** Raw data **

══════════════════════════════

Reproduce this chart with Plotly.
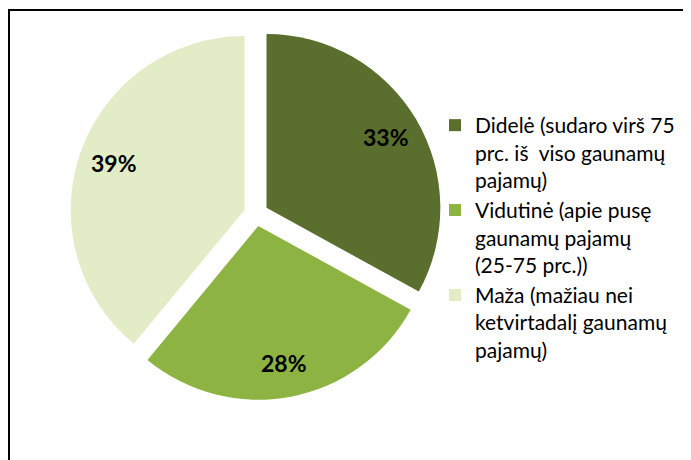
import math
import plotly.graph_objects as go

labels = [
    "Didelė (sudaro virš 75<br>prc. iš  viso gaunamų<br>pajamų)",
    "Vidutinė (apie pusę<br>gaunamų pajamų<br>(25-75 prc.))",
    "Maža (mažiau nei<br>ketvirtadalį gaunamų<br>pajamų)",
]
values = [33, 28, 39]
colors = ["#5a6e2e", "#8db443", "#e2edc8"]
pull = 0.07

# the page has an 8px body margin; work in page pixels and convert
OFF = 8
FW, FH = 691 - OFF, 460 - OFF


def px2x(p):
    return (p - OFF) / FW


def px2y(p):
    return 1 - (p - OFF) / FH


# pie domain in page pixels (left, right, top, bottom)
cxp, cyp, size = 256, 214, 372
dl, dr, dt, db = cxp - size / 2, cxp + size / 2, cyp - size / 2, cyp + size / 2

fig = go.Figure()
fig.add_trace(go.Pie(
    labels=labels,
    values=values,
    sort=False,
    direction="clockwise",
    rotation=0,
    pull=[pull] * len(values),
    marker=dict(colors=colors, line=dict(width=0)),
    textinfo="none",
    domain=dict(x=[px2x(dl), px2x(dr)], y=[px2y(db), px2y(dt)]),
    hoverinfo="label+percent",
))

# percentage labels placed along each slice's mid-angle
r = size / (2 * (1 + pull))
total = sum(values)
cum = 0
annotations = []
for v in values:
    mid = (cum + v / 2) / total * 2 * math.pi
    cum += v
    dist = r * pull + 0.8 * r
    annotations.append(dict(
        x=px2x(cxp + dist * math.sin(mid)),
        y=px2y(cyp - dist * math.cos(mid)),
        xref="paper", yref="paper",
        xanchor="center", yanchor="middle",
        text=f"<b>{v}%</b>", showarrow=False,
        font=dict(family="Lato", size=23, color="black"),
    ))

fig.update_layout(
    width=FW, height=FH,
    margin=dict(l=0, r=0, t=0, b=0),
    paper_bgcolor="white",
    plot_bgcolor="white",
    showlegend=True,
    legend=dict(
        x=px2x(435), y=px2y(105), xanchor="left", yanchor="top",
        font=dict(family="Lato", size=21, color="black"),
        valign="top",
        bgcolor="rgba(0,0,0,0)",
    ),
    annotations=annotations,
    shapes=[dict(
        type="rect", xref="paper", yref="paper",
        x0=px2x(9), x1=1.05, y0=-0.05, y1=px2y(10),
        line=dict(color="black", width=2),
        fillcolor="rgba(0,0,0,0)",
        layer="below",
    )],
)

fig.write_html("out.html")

══════════════════════════════

** Exercise **
Leave out the pictures and copy the rest of the material above exactly.

** Written response **
Reproduce this chart with Plotly.
import math
import plotly.graph_objects as go

labels = [
    "Didelė (sudaro virš 75<br>prc. iš  viso gaunamų<br>pajamų)",
    "Vidutinė (apie pusę<br>gaunamų pajamų<br>(25-75 prc.))",
    "Maža (mažiau nei<br>ketvirtadalį gaunamų<br>pajamų)",
]
values = [33, 28, 39]
colors = ["#5a6e2e", "#8db443", "#e2edc8"]
pull = 0.07

# the page has an 8px body margin; work in page pixels and convert
OFF = 8
FW, FH = 691 - OFF, 460 - OFF


def px2x(p):
    return (p - OFF) / FW


def px2y(p):
    return 1 - (p - OFF) / FH


# pie domain in page pixels (left, right, top, bottom)
cxp, cyp, size = 256, 214, 372
dl, dr, dt, db = cxp - size / 2, cxp + size / 2, cyp - size / 2, cyp + size / 2

fig = go.Figure()
fig.add_trace(go.Pie(
    labels=labels,
    values=values,
    sort=False,
    direction="clockwise",
    rotation=0,
    pull=[pull] * len(values),
    marker=dict(colors=colors, line=dict(width=0)),
    textinfo="none",
    domain=dict(x=[px2x(dl), px2x(dr)], y=[px2y(db), px2y(dt)]),
    hoverinfo="label+percent",
))

# percentage labels placed along each slice's mid-angle
r = size / (2 * (1 + pull))
total = sum(values)
cum = 0
annotations = []
for v in values:
    mid = (cum + v / 2) / total * 2 * math.pi
    cum += v
    dist = r * pull + 0.8 * r
    annotations.append(dict(
        x=px2x(cxp + dist * math.sin(mid)),
        y=px2y(cyp - dist * math.cos(mid)),
        xref="paper", yref="paper",
        xanchor="center", yanchor="middle",
        text=f"<b>{v}%</b>", showarrow=False,
        font=dict(family="Lato", size=23, color="black"),
    ))

fig.update_layout(
    width=FW, height=FH,
    margin=dict(l=0, r=0, t=0, b=0),
    paper_bgcolor="white",
    plot_bgcolor="white",
    showlegend=True,
    legend=dict(
        x=px2x(435), y=px2y(105), xanchor="left", yanchor="top",
        font=dict(family="Lato", size=21, color="black"),
        valign="top",
        bgcolor="rgba(0,0,0,0)",
    ),
    annotations=annotations,
    shapes=[dict(
        type="rect", xref="paper", yref="paper",
        x0=px2x(9), x1=1.05, y0=-0.05, y1=px2y(10),
        line=dict(color="black", width=2),
        fillcolor="rgba(0,0,0,0)",
        layer="below",
    )],
)

fig.write_html("out.html")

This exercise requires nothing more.